— Begin Recorded data —

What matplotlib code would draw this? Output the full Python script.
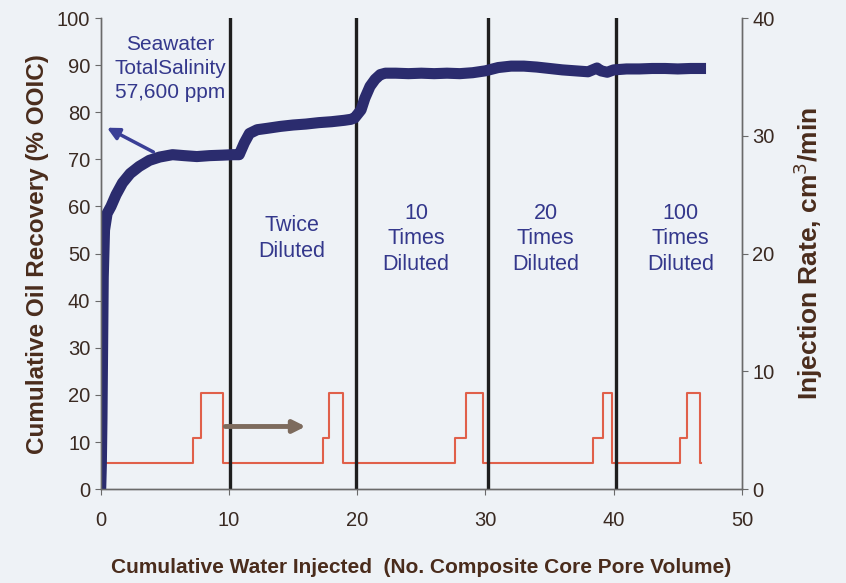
'Oil recovery vs injected water, with injection rate on a second axis'
import matplotlib
matplotlib.use('Agg')
import matplotlib.pyplot as plt

# cumulative oil recovery (% OOIC) vs pore volumes injected
pv = [0, 0.05, 0.1, 0.15, 0.2, 0.3, 0.5, 0.8, 1.2, 1.7, 2.3, 3.0, 3.8, 4.6,
      5.6, 6.5, 7.5, 8.5, 9.5, 10.3, 10.8, 11.2, 11.6, 12.2, 13, 14, 15, 16,
      17, 18, 19, 19.5, 19.8, 20.3, 20.6, 21.0, 21.4, 21.8, 22.2, 23, 24, 25,
      26, 27, 28, 29, 30, 31, 32, 33, 34, 35, 36, 37, 38, 38.7, 39, 39.5, 40,
      41, 42, 43, 44, 45, 46, 47.2]
recovery = [0, 5, 15, 30, 45, 55, 58.5, 60, 62.5, 65, 67, 68.5, 69.8, 70.5,
            71, 70.8, 70.6, 70.8, 70.9, 71, 71, 73.5, 75.5, 76.3, 76.6, 77,
            77.3, 77.5, 77.8, 78, 78.3, 78.5, 78.8, 80.5, 83, 85.5, 87, 88,
            88.3, 88.3, 88.2, 88.3, 88.2, 88.3, 88.2, 88.4, 88.8, 89.5, 89.8,
            89.8, 89.6, 89.3, 89, 88.8, 88.6, 89.4, 88.8, 88.5, 89, 89.2,
            89.2, 89.3, 89.3, 89.2, 89.3, 89.3]

# injection rate (cm3/min), step changes
rate_pv = [0, 7.2, 7.85, 9.5, 17.35, 17.8, 18.9, 27.6, 28.5, 29.8,
           38.35, 39.2, 39.9, 45.2, 45.7, 46.7, 46.8]
rate = [2.2, 4.3, 8.2, 2.2, 4.3, 8.2, 2.2, 4.3, 8.2, 2.2,
        4.3, 8.2, 2.2, 4.3, 8.2, 2.2, 2.2]

# brine switch points and labels
switches = [10.1, 19.9, 30.2, 40.2]
stage_x = [14.9, 24.6, 34.7, 45.2]
stage_labels = ['Twice\nDiluted', '10\nTimes\nDiluted', '20\nTimes\nDiluted',
                '100\nTimes\nDiluted']

plt.rcParams['font.family'] = ['Liberation Sans', 'DejaVu Sans']

bg = '#eef2f6'
navy = '#2b2c6e'
txt_blue = '#34388c'
brown = '#4a2c1c'
tick_col = '#3a2a22'

fig = plt.figure(figsize=(8.46, 5.83), dpi=100, facecolor=bg)
ax = fig.add_axes([0.119, 0.161, 0.758, 0.808])
ax2 = ax.twinx()
ax.set_zorder(ax2.get_zorder() + 1)
ax.patch.set_visible(False)
ax2.set_facecolor(bg)

ax2.plot(rate_pv, rate, drawstyle='steps-post', color='#e0604a', lw=1.5)
ax.plot(pv, recovery, color=navy, lw=8, solid_capstyle='butt')

for s in switches:
    ax.axvline(s, color='#1e1e1e', lw=2.4, zorder=1)

ax.text(5.4, 89.3, 'Seawater\nTotalSalinity\n57,600 ppm', ha='center',
        va='center', fontsize=15, color=txt_blue, linespacing=1.35)
for x, lab in zip(stage_x, stage_labels):
    ax.text(x, 53.2, lab, ha='center', va='center', fontsize=15.5,
            color=txt_blue, linespacing=1.28)

ax.annotate('', xy=(0.3, 77), xytext=(4.3, 71.3),
            arrowprops=dict(arrowstyle='-|>', color='#3a3f96', lw=2.5,
                            mutation_scale=18))
ax.annotate('', xy=(16.2, 13.3), xytext=(9.5, 13.3),
            arrowprops=dict(arrowstyle='-|>', color='#7d6b5d', lw=3.5,
                            mutation_scale=18))

ax.set_xlim(0, 50)
ax.set_ylim(0, 100)
ax2.set_ylim(0, 40)
ax.set_xticks(range(0, 51, 10))
ax.set_yticks(range(0, 101, 10))
ax2.set_yticks(range(0, 41, 10))

ax.set_xlabel('Cumulative Water Injected  (No. Composite Core Pore Volume)',
              fontsize=15, fontweight='bold', color=brown, labelpad=20)
ax.set_ylabel('Cumulative Oil Recovery (% OOIC)', fontsize=17.5,
              fontweight='bold', color=brown, labelpad=6)
ax2.set_ylabel('Injection Rate, cm$^3$/min', fontsize=19, fontweight='bold',
               color=brown, labelpad=12)

for a in (ax, ax2):
    a.spines['top'].set_visible(False)
    for sp in ('left', 'right', 'bottom'):
        a.spines[sp].set_color('#6a6a6a')
        a.spines[sp].set_linewidth(1.0)
    a.tick_params(labelsize=14.5, colors='#6a6a6a', labelcolor=tick_col,
                  length=4, direction='out')
ax.tick_params(axis='x', pad=12)

fig.savefig('out.png', dpi=100, facecolor=bg)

— End Recorded data —

Exercise prompt:
Transcribe the opening line of the listing above, please, and every line after it through the line with "import matplotlib.pyplot as plt", word for word, without pictures.

The reply:
What matplotlib code would draw this? Output the full Python script.
'Oil recovery vs injected water, with injection rate on a second axis'
import matplotlib
matplotlib.use('Agg')
import matplotlib.pyplot as plt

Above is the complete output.